Monday 16 February 2015This is over nine years old. Be careful.

Coverage.py has a trace function written in C, for speed. It uses the Python C API, which is notoriously tricky to get right because you have to manage reference counts yourself.

I’ve made some significant changes to the trace function recently, to add plugin support to the C tracer. Adding tests for badly behaved plugins, I managed to crash Python. Not a traceback, a for-real crash in CPython.

Naturally, this means something is wrong in my C extension. Poring over the code, I couldn’t see anything amiss. I’d long been intrigued by the idea of David Malcolm’s CPyTracer, a plugin to gcc that performs static path analysis to find mistakes in Python C extensions, so I decided to give it a try.

The best instructions are on A. Jesse Jiryu Davis’ blog: Analyzing Python C Extensions With CPyChecker.

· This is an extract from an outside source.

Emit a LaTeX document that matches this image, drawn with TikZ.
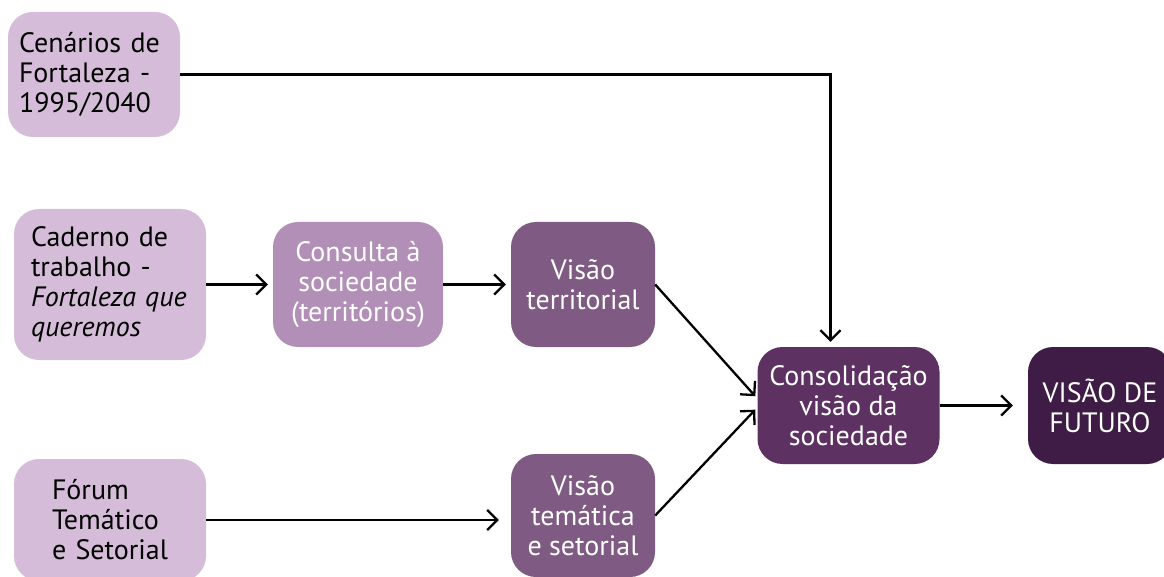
\documentclass[tikz,border=0pt]{standalone}
\usepackage{fontspec}
\setmainfont{PT Sans}
\usetikzlibrary{arrows.meta}

\definecolor{lilacA}{RGB}{213,188,217}
\definecolor{lilacB}{RGB}{178,143,183}
\definecolor{plumA}{RGB}{127,91,131}
\definecolor{plumB}{RGB}{94,49,99}
\definecolor{plumC}{RGB}{63,28,69}
\def\fsize{\fontsize{28}{30}\selectfont}

\begin{document}
\begin{tikzpicture}[x=1pt, y=-1pt,
    box/.style={rounded corners=25pt, inner sep=0pt, anchor=center, font=\fsize, align=center},
    inbox/.style={box, fill=lilacA, text=black, align=left},
    flow/.style={line width=2.3pt, -{Straight Barb[length=10pt,width=20pt]}, shorten >=5pt}]
  \useasboundingbox (0,0) rectangle (1164,577);
  % sources
  \node[inbox, minimum width=172pt, minimum height=125pt, text width=150pt] (cenarios) at (94,74.5) {Cenários de\\Fortaleza -\\1995/2040};
  \node[inbox, minimum width=192pt, minimum height=151pt, text width=158pt] (caderno) at (110,284.5) {Caderno de\\trabalho -\\\textit{Fortaleza que}\\\textit{queremos}};
  \node[inbox, minimum width=192pt, minimum height=122pt, text width=116pt] (forum) at (110,520) {Fórum\\Temático\\e Setorial};
  % steps
  \node[box, fill=lilacB, text=white, minimum width=170pt, minimum height=125pt] (consulta) at (358,284.5) {Consulta à\\sociedade\\(territórios)};
  \node[box, fill=plumA, text=white, minimum width=144pt, minimum height=125pt] (vterr) at (583,284.5) {Visão\\territorial};
  \node[box, fill=plumA, text=white, minimum width=144pt, minimum height=123pt] (vtem) at (583,515.5) {Visão\\temática\\e setorial};
  \node[box, fill=plumB, text=white, minimum width=182pt, minimum height=117pt] (consol) at (848.5,405.5) {Consolidação\\visão da\\sociedade};
  \node[box, fill=plumC, text=white, minimum width=144pt, minimum height=117pt] (futuro) at (1100,405.5) {VISÃO DE\\FUTURO};
  % connectors
  \draw[flow] (cenarios.east) -| ([xshift=-18pt]consol.north);
  \draw[flow] (caderno) -- (consulta);
  \draw[flow] (consulta) -- (vterr);
  \draw[flow, shorten >=12pt] (forum.east) -- (forum.east -| vtem.west);
  \draw[flow, shorten >=3pt] (vterr.east) -- ([yshift=7pt]consol.west);
  \draw[flow, shorten >=3pt] (vtem.east) -- ([yshift=-2pt]consol.west);
  \draw[flow, shorten >=15pt] (consol) -- (futuro);
\end{tikzpicture}
\end{document}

I installed Fedora as suggested, and got the compiler running without much trouble (I just typed “yum” every time I wanted to type “apt-get”).

The simple way to run the checker worked fine:

CC=~/gcc-python-plugin/gcc-with-cpychecker python setup.py build

This generates very nice HTML reports (like this) in two different styles that walk you through a path through your code that leads to a bad outcome. Well, supposedly a bad outcome. I found as Jesse did that there are false positives.

With the default settings, the checker only considers 256 paths through a function then stops, to avoid combinatorial explosions. But my functions had many more paths than that.

I increased the memory size of my Fedora Vagrantfile, then told CPyChecker to push on to examine a quarter million paths:

CC=~/gcc-python-plugin/gcc-with-cpychecker \
    CFLAGS="--maxtrans 250000" python setup.py build

This found a few issues, but did not resolve the crash I’m experiencing. Next step: rebuild CPython --with-pydebug.

BTW, Stefan Behnel has rewritten my extension in Cython, and I really should seriously consider switching over, so that this kind of thing doesn’t happen any more.